- **Task instructions**: Look through the listing below for the line containing "Emit a Python". Copy it and each line after it up to and including the line containing "y_ticks = [0, 10, 20, 30, 40, 50, 60, 70]", exactly, leaving out pictures.

- **Entries**:

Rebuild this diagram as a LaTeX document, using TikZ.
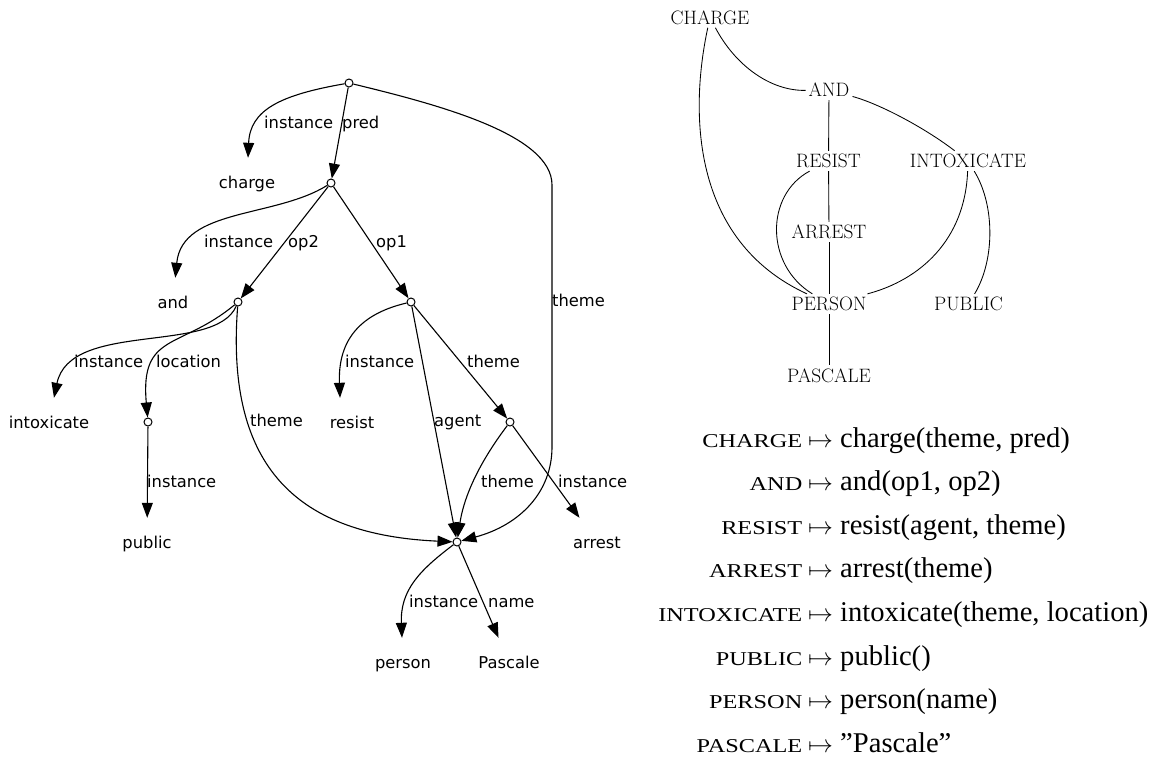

...

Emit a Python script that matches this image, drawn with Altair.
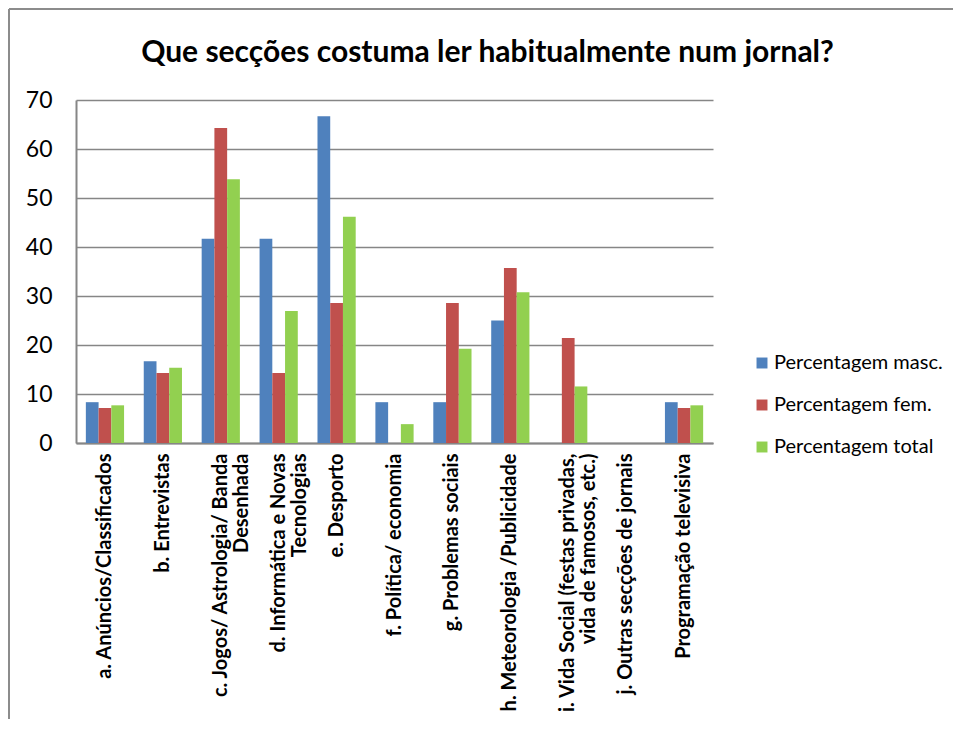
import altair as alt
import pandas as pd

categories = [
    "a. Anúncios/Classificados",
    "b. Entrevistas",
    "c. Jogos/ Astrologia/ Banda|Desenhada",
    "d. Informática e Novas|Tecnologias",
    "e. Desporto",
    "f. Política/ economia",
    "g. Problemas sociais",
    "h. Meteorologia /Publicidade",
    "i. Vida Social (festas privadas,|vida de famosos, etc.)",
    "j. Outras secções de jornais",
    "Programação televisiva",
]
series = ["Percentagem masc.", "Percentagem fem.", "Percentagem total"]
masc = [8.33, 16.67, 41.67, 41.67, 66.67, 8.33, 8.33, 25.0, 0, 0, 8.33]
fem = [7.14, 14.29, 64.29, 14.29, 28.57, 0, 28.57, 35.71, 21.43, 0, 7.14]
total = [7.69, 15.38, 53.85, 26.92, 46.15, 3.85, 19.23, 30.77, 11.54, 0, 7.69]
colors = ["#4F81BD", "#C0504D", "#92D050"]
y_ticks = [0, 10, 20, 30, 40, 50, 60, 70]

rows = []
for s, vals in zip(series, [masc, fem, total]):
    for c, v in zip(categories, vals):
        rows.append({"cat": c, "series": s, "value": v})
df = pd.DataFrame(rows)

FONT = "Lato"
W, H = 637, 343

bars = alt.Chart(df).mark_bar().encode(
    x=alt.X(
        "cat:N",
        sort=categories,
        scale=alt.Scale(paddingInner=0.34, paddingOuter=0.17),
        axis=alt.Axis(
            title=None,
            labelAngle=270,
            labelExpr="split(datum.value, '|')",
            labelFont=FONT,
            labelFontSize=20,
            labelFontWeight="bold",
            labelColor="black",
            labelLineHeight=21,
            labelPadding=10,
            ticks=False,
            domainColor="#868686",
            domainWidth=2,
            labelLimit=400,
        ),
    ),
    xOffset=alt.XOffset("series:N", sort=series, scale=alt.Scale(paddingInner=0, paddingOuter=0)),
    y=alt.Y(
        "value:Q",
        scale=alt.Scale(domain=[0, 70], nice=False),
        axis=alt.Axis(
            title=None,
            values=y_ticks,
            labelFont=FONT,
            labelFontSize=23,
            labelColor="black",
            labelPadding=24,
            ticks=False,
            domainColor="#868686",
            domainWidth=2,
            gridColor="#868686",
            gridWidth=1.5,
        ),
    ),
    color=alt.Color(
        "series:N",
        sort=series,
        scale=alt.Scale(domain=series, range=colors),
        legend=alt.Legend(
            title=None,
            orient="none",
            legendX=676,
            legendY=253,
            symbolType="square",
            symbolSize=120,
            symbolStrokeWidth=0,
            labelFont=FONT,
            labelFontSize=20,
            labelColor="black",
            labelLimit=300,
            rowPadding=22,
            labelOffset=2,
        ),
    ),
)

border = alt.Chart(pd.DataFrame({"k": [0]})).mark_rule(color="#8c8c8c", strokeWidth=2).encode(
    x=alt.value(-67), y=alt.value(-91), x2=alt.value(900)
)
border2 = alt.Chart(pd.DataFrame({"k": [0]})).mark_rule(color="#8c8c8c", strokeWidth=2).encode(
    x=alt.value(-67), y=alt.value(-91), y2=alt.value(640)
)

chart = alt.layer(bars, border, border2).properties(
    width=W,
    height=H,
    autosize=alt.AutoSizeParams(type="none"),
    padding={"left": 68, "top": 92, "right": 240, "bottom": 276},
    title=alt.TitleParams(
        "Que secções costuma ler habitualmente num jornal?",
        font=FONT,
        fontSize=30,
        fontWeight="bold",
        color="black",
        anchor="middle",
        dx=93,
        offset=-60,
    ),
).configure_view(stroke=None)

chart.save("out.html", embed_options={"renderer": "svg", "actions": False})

- **Response to the task**:
Emit a Python script that matches this image, drawn with Altair.
import altair as alt
import pandas as pd

categories = [
    "a. Anúncios/Classificados",
    "b. Entrevistas",
    "c. Jogos/ Astrologia/ Banda|Desenhada",
    "d. Informática e Novas|Tecnologias",
    "e. Desporto",
    "f. Política/ economia",
    "g. Problemas sociais",
    "h. Meteorologia /Publicidade",
    "i. Vida Social (festas privadas,|vida de famosos, etc.)",
    "j. Outras secções de jornais",
    "Programação televisiva",
]
series = ["Percentagem masc.", "Percentagem fem.", "Percentagem total"]
masc = [8.33, 16.67, 41.67, 41.67, 66.67, 8.33, 8.33, 25.0, 0, 0, 8.33]
fem = [7.14, 14.29, 64.29, 14.29, 28.57, 0, 28.57, 35.71, 21.43, 0, 7.14]
total = [7.69, 15.38, 53.85, 26.92, 46.15, 3.85, 19.23, 30.77, 11.54, 0, 7.69]
colors = ["#4F81BD", "#C0504D", "#92D050"]
y_ticks = [0, 10, 20, 30, 40, 50, 60, 70]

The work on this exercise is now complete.